Per esempio, per quanto riguarda il sangiovese, sono oggi 130 cloni iscritti al Registro Nazionale delle Varietà di vite, distinti con numeri e sigle che fanno riferimento all’ente costitutore, e numerosi sono anche quelli di pinot nero (circa 70 tra cloni italiani e francesi), nebbiolo (45), barbera (32), vermentino (circa 40 tra cloni italiani e francesi), trebbiano (25) e chardonnay (circa 60 tra cloni italiani e francesi).
Spesso si sente parlare di vitigni autoctoni e alloctoni, in particolare dei primi, anche se si tratta di una distinzione abbastanza approssimativa, perché per la maggior parte delle varietà non è semplice risalire a un’origine certa.
Secondo la l. del 12/12/2016 n. 238 (Testo unico della vite e del vino), all’articolo 6, “per vitigno autoctono italico o ‘vitigno italico’ si intende il vitigno appartenente alla specie Vitis vinifera, di cui è dimostrata l’origine esclusiva in Italia e la cui presenza è rilevata in aree geografiche delimitate del territorio nazionale”.
Questa definizione è molto restrittiva, vista anche la continua evoluzione della ricerca genetica, che fornisce informazioni sempre nuove sull’origine delle varietà. Il termine sta quindi assumendo un’accezione più ampia, in quanto si riferisce a un vitigno che da molto tempo, almeno alcuni decenni, viene coltivato in un determinato territorio.

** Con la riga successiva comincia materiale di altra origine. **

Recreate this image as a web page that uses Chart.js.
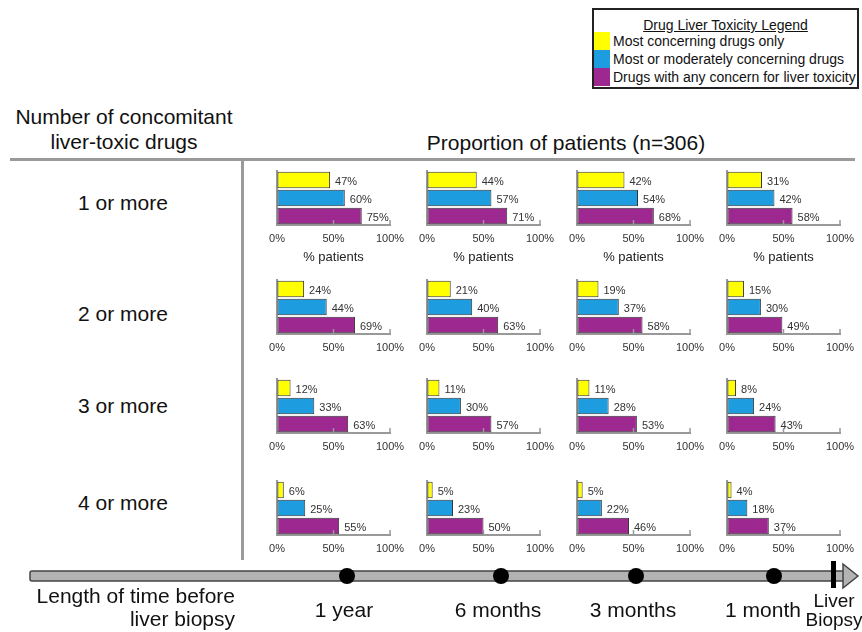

Esempi di vitigni autoctoni sono albana, schiava, grignolino, croatina, fiano, brachetto, barbera e nebbiolo; per altri, invece, l’origine è meno certa, come nel caso di moscato, aglianico, primitivo e vermentino.
I vitigni alloctoni o internazionali sono di più immediata identificazione: sono quelle varietà come chardonnay, sauvignon blanc, riesling, cabernet franc e cabernet sauvignon, merlot, pinot nero, syrah e altre, che sono ormai presenti in ogni continente in cui si coltiva la vite.